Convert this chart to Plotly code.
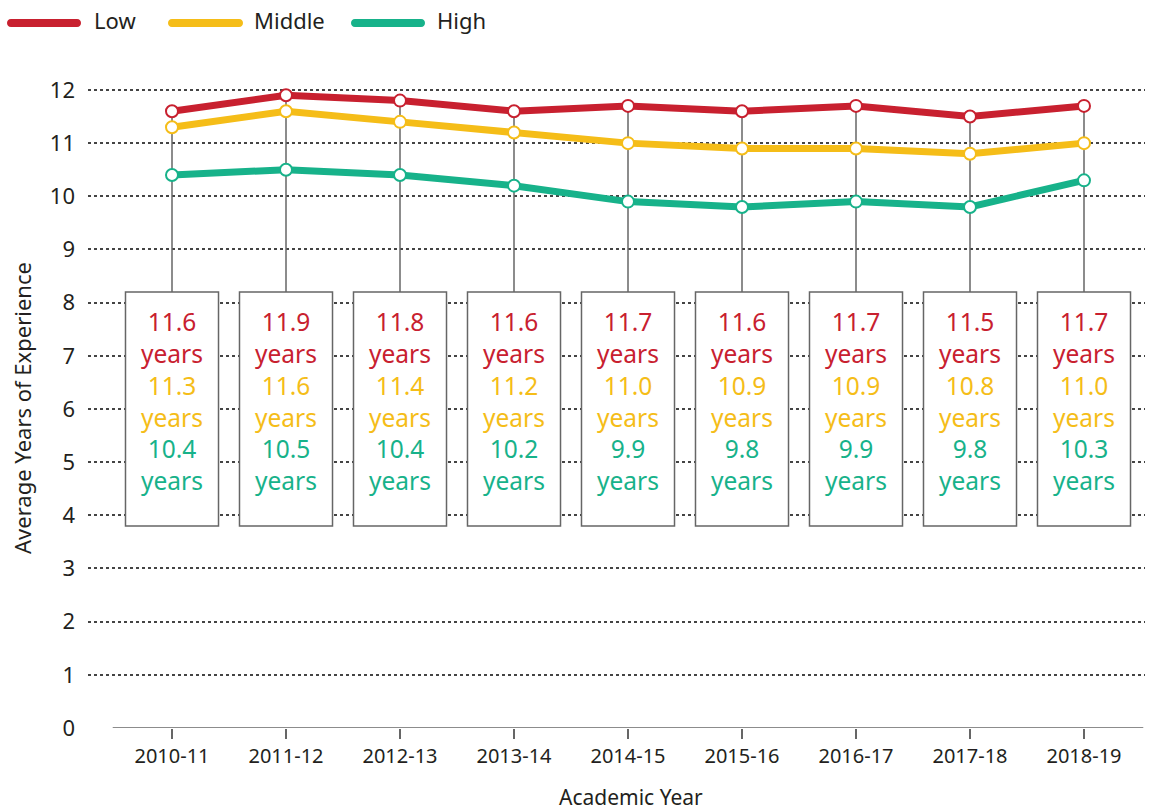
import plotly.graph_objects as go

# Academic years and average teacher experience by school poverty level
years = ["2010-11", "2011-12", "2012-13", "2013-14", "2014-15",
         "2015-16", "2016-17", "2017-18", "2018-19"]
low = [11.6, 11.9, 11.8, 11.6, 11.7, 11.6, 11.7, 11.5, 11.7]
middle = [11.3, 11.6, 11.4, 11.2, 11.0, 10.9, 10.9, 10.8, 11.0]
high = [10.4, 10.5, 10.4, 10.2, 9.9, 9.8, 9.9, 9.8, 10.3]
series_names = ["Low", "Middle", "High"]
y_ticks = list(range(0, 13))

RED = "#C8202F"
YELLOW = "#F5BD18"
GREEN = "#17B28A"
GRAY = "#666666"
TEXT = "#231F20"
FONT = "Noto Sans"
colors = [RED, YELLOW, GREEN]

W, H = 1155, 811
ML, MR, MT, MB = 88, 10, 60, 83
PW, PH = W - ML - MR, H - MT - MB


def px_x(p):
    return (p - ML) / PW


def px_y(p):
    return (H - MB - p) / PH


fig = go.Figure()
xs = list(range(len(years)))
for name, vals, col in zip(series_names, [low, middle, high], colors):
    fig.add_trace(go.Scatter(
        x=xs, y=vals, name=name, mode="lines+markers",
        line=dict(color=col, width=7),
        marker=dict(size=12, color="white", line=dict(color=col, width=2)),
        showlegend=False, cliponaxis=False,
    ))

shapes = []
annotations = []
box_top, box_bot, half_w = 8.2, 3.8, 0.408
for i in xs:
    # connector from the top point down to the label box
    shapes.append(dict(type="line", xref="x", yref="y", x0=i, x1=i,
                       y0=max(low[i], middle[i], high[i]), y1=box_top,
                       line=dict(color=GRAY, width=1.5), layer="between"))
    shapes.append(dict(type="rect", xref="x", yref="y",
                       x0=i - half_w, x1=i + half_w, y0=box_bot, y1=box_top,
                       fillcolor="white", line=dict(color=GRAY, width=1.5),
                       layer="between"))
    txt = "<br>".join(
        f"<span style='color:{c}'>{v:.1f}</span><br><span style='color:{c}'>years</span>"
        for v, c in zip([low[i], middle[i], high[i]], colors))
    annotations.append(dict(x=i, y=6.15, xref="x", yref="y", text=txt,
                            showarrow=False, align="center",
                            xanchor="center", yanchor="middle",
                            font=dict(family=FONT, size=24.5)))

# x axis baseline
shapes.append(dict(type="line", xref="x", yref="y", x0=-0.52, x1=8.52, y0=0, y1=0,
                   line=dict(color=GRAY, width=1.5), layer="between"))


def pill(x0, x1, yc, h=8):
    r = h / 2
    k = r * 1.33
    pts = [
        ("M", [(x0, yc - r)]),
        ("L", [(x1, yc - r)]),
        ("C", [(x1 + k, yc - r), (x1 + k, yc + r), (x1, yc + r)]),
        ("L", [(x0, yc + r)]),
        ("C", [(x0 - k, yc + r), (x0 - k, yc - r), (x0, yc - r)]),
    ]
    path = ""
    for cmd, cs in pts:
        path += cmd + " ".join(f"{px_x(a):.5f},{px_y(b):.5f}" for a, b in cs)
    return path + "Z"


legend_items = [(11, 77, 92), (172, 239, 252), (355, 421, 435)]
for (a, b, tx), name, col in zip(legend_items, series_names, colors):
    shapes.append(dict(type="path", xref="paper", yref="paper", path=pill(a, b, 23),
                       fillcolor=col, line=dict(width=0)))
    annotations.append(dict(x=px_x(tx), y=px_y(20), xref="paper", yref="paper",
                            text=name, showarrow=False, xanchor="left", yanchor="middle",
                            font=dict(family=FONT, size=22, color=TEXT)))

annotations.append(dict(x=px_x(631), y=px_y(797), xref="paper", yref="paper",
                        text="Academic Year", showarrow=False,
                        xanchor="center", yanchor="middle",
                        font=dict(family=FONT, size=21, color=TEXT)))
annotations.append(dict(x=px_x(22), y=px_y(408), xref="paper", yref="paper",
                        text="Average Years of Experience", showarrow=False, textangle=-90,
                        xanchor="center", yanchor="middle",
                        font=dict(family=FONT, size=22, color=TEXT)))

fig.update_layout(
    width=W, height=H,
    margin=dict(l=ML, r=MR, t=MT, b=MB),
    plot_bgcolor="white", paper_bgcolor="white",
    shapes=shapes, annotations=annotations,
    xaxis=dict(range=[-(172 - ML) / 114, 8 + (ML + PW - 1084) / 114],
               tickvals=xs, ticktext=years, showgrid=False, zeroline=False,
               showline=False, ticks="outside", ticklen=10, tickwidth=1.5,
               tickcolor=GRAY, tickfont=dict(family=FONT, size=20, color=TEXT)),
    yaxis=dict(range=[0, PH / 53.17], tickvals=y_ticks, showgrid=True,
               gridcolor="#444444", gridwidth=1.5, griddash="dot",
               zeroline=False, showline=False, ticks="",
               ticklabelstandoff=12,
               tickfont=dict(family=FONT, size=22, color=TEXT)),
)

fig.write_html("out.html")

————————

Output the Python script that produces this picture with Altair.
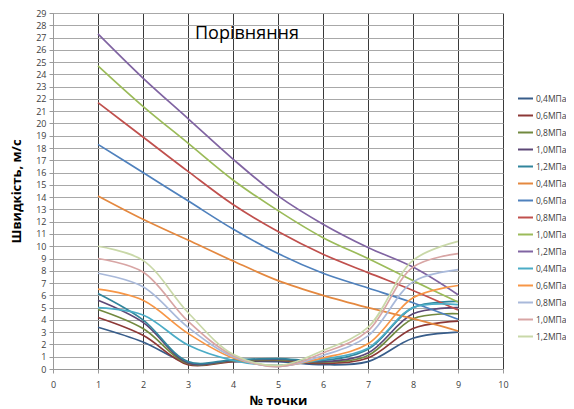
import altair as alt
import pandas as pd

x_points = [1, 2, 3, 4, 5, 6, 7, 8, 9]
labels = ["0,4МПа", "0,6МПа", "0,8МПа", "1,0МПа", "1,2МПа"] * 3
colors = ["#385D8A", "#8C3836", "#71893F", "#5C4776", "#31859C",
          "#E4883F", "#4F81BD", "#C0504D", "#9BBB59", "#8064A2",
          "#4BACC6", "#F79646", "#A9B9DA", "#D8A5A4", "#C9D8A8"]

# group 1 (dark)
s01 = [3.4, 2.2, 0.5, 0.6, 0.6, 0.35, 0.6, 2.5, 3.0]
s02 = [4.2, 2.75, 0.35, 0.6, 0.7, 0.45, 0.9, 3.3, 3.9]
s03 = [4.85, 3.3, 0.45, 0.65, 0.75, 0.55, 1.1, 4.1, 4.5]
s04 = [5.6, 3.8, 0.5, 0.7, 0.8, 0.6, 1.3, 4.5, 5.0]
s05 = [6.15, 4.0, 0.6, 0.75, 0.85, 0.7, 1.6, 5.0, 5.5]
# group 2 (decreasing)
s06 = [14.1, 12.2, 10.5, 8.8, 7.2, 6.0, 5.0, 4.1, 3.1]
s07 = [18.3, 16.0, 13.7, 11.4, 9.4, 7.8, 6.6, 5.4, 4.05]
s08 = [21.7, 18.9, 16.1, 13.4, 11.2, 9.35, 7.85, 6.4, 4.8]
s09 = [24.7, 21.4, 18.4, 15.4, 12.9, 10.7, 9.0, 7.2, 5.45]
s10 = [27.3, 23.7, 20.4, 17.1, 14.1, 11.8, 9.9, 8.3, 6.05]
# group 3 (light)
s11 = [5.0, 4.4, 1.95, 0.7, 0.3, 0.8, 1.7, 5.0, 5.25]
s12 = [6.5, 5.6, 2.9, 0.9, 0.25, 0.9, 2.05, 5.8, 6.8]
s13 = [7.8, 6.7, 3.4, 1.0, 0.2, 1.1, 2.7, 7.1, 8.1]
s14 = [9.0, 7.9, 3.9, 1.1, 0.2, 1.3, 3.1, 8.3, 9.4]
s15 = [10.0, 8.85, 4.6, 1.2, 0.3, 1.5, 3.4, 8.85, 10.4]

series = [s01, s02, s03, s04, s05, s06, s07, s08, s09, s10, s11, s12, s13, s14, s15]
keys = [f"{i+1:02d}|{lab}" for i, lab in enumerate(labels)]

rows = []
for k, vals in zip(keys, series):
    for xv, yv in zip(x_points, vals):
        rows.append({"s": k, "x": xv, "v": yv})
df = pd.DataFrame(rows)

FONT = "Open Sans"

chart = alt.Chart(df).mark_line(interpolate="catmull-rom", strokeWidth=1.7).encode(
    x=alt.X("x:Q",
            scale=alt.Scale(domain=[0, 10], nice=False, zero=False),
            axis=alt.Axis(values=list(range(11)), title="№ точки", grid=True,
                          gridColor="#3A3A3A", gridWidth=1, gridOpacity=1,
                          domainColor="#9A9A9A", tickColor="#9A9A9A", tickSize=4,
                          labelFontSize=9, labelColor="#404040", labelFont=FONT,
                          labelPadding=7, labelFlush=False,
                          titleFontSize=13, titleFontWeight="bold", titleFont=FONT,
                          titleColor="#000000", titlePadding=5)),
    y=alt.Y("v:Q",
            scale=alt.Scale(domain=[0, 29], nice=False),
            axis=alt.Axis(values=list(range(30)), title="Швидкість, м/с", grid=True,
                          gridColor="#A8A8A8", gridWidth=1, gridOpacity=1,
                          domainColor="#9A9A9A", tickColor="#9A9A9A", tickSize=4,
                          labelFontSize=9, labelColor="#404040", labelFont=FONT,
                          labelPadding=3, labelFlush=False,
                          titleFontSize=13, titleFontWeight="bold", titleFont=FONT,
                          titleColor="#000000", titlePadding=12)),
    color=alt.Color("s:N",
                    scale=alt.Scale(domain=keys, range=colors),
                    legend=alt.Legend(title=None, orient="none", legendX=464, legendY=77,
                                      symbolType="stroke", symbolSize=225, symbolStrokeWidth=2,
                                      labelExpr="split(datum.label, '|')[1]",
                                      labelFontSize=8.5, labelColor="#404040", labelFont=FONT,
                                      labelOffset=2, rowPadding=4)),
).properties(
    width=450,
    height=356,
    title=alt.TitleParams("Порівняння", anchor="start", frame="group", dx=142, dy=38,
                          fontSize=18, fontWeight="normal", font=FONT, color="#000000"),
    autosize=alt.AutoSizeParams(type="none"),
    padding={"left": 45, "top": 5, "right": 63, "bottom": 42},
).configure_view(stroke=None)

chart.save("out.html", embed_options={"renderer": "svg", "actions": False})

————————

Exercise directions: Reproduce the data above exactly, but only the lines from the one showing "Output the Python" through the one showing "import pandas as pd", with both ends kept and the pictures left out.

Task response:
Output the Python script that produces this picture with Altair.
import altair as alt
import pandas as pd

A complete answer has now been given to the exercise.